French River, Ontario (Muskie)

Location: French River, Ontario
GPS: N46º 11.041′ W79º 51.548′
Species: Muskie

This Hotspot is a trolling area for Muskie on the French River. Unless you intimately know the French River and all of its Musky haunts, trolling is your best option to try and find active feeding fish.

In the summer, run your baits anywhere from 3 – 5mph. Come late fall, try slowing down. Big Muskie Crankbaits and jointed plugs are a great choice. Vary the trolling depths by using a variety of diving lip sizes.

Remember, although Muskie seems to be the toughest creature in the water, they too need care once caught; take a quick picture and then immediately release these wonderful beasts.

Baits: Big Muskie Crankbaits
Presentation: Troll Covering
Water depth: 12-30 feet

3 Replies to “French River, Ontario (Muskie)”

    1. Parlez-vous français, you ask?

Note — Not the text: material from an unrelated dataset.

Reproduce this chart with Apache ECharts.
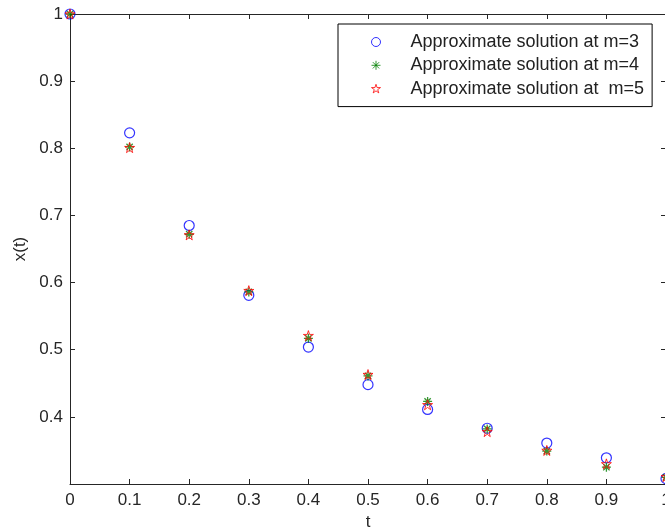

Oui Monsieur!….Well, not exactly to the point of carrying on a comprehendible conversation, but interacting with one of these “Muskie Monstrosities” in the French River shouldn’t require a translator.

      This “Toothy Torpedo” as you all know, is quite elusive, putting the frustration level in the “Red Zone” or even the “Twilight Zone”, depending on your eagerness to land one of the brutes. A lot of highly talented fishermen, after a long day out on the water, have gone home disappointed and wondering, what was I thinking? Where did it all go wrong? Do I really posses the expertise to out smart this creature?…..Yeah you do! Everyone does!

      I have stated previously, “Think outside the “Angling Bubble”, beyond what you determine to be logical”. You have all heard the saying, “A square peg will never fit into a round hole.” So, if I told you it can and will fit, you would all think I was completely off my rocker! Well, Lads and Lasses, never say never! A square peg will fit into a round hole, if square peg is small enough or round hole is large enough….Do you get the picture?….Good. That was easy, eh?

      Back a few paragraphs, I mentioned how highly talented fishermen, and we all assume we are somewhere among that group, can frustrate themselves to no end. Don’t sweat the small stuff, man….Talent is actually cheaper than table salt. What separates the talented fisherman from the successful one, is a lot of hard work. Yeah, hard work, persistence and dogged determination.

      So you see? That Marauding Muskie is a lot easier to catch when you burst your “Angling Bubble”. That goes double for every other species of fish.

      Now…that was easy, eh!?

  1. Hang on a minute! My “Angling Bubble” is about to explode!….

    Angling enthusiasts everywhere constantly complain out of sheer frustration how the supposedly elusive Muskellunge, portrayed as the fish of a thousands casts, has become our nemesis of sorts. Testing our psychological resources to the limits and straining our logistic abilities to insane proportions. Well, this presents a good reason to think outside your “Angling Bubble” once again.

    In the animal kingdom there are creatures that hunt in packs. Others prefer a solitary lifestyle, marking and protecting their territory. Fish are no different. Many species form schools for protection against predators, while several are lone hunters of the deep….like the shark.

    It would be logical to assume the Muskellunge falls into the lone hunter category. This behemoth prefers to be scattered around a specific water body marking and protecting it’s territory, even from us wayward fishermen. (Only amassing for spawning purposes.) They are not actually evading your offerings but in a sense guarding their home turf out of aggression. Specifically on the rare occasion when they do take your bait, it may be their last resort to rid themselves of the irritation. That little pea sized brain telling the fish “If it won’t leave you alone, EAT IT !!

    Let me give you an example. Just out of curiosity, I baited a hook with a worm and pitched it into the spawning bed of a Pumpkinseed Sunfish. I was amazed with the reaction. The fish picked up the worm in it’s mouth, swam a few feet away and then spit it out. What the…..! Yeah, a fish refusing a worm!!…. I also observed it becoming quite aggressive toward other Sunfish that dared to draw near. In reality, the fish was protecting it’s territory, even though they normally form schools.

    The Muskellunge, one of these loners of the “Dihydrogen Monoxide World” has been pursued through the ages by casting every lure known to man with little thought as to their behavior pattern. Let me repeat, they are not actually evading your offering but are scattered around the specific water body you happen to be fishing while guarding their hunting territory. As you see, most successful “Musky” anglers troll their baits while covering a much larger area. Hunting down the hunters by paying them a visit in the own watery home. Going where they live not where you think they should be.

    So boys and girls, power up the “Merc”! “Troll” on out to their “structurally” sound “cityscape”. The results should be quite “neighbourly”.